Published
6 years agoon
For as long as she can remember, Amy Perkins has been obsessed with desserts. When she was younger, Amy and her father would always make desserts on Sunday afternoon. They’d use the recipe on the package of chocolate chips, a boxed brownie mix, or something simple. Then they’d eat some and plate the rest to give to a neighbor.
“When I went to college, I kept the tradition going. I’d bake cookies on Sunday and share them. It was a great way to meet people – especially boys,” laughed Perkins. At her wedding, Perkins and her husband had a pazookie (a warm cookie with ice cream and toppings) bar with five different kinds of cookie dough, a row of microwaves to warm the pazookies, and a large table full of toppings. “I was more excited about the pazookie bar than my dress or the decorations!” remembered Perkins.
Two years after her wedding, Amy was asked to make a wedding cake for a friend. The friend didn’t have the budget for an expensive cake and unless they found someone to do it inexpensively, they wouldn’t have a wedding cake at all. “She called the right person – I couldn’t let her not have a wedding cake,” said Perkins. The cake ended up being a triumph. Perkins posted a few photos of it on Instagram and had five orders for wedding cakes within 24 hours. She was also getting orders for her creative and stunning decorated sugar cookies. The only problem was Perkins already had her own business, she’s an in-demand ashiatsu massage therapist.
“For a while, I tried to do both – I was pulling an all-nighter about once a week getting cookie orders finished. It was during December more than a year ago that I did three all-nighters in a row and I knew I had to make a change,” said Perkins. “Cookies are my passion, but massage therapy is how I make money. I figured out I was making fourteen cents an hour on cookie orders.” Perkins is 38-weeks pregnant now and no longer takes baking orders, but still makes cookies or other treats for friends. When she saw the invitation for the baby shower her friends were giving her, she couldn’t help making donut-shaped sugar cookies for party favors.
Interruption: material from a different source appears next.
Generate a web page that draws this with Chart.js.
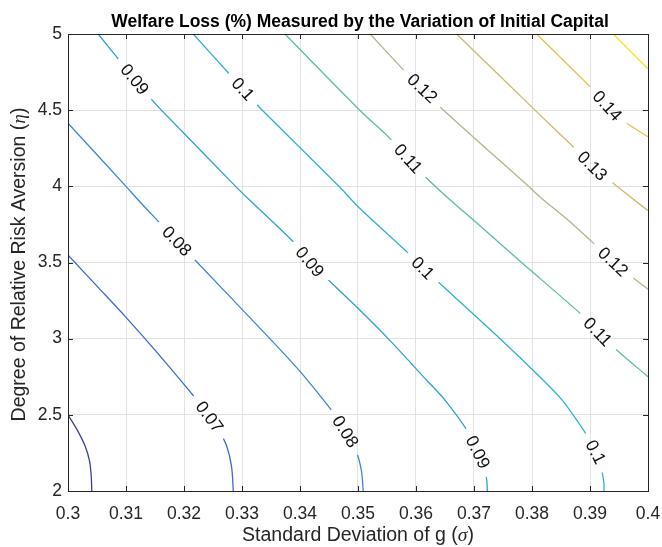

Amy Perkins (@_thebakeaholic on Instagram) recently stepped in for her friend Georgeanne Bell (LilaLoa) for a segment on cookie decorating on KSL television’s “Studio 5.” Perkins made the marbled frosting technique look easy, inspiring even more followers and cookie orders. She plans to change her approach and do more tutorials, empowering people to be creative in the kitchen.
“Baking has led to friendships and opportunities I never would have dreamed of. It’s a magical thing,” said Perkins.
3 cups all-purpose flour
1 tsp baking powder
½ tsp salt
1 large egg, room temperature
1 Tb vanilla extract, vanilla bean paste, almond emulsion, or desired flavoring
2 sticks unsalted butter, softened to room temperature
1 cup granulated sugar
Sift together flour, baking powder and salt, set aside. In a small dish, whisk together egg and vanilla extract, set aside. In a mixing bowl, cream together room temperature butter and sugar for about four minutes. Scrape the bowl, if needed. Mixture should be light and fluffy. Gradually add vanilla-egg mixture, beating for about 30 seconds or until well mixed in.
Lower the speed of the mixer and gradually add flour one cup at a time. Scrape the bowl after each addition of flour. Mix until just combined.
Wrap the dough in plastic wrap and refrigerate overnight (eight hours) or for a minimum of four hours.
Preheat oven to 375 degrees.
Divide cookie dough in half. Roll between two pieces of parchment paper one half of the cookie dough to 1/4-inch thick using rolling guides on each side of the dough.
Cut out as many cookies as you can. Place the cookies on a baking sheet lined with parchment paper. Chill the cut-out cookie dough in the fridge for about 15 minutes or in the freezer for eight minutes.
Bake for 7-8 minutes, turning the sheet in the oven halfway through the bake.
Let the cookies cool on the baking sheet for 5-7 minutes, transfer to a cooling rack.
Store in an airtight container for up to two weeks in the refrigerator or freeze undecorated cookies between pieces of wax paper in a freezer-safe container for up to two months.
4 ½ Tb meringue powder
½ cup + 2 Tb warm water
1 tsp cream of tartar (optional)
2 lbs (1 full bag) powdered sugar
1 Tb vanilla extract (or other desired flavor)
Make sure all your tools are grease-free.
Whisk meringue powder with warm water until slightly foamy. Add cream of tartar and mix again. Add the powdered sugar all at once and continue to mix for three minutes, using a paddle attachment on the lowest setting of your stand mixer. Add vanilla extract and continue mixing for five minutes. The icing will be stiff when it’s done.
Transfer frosting to an airtight container. Use immediately or store, covered, in the fridge for up to two weeks.
When you add food coloring, feel free to add a little bit of water to thin out the frosting a bit.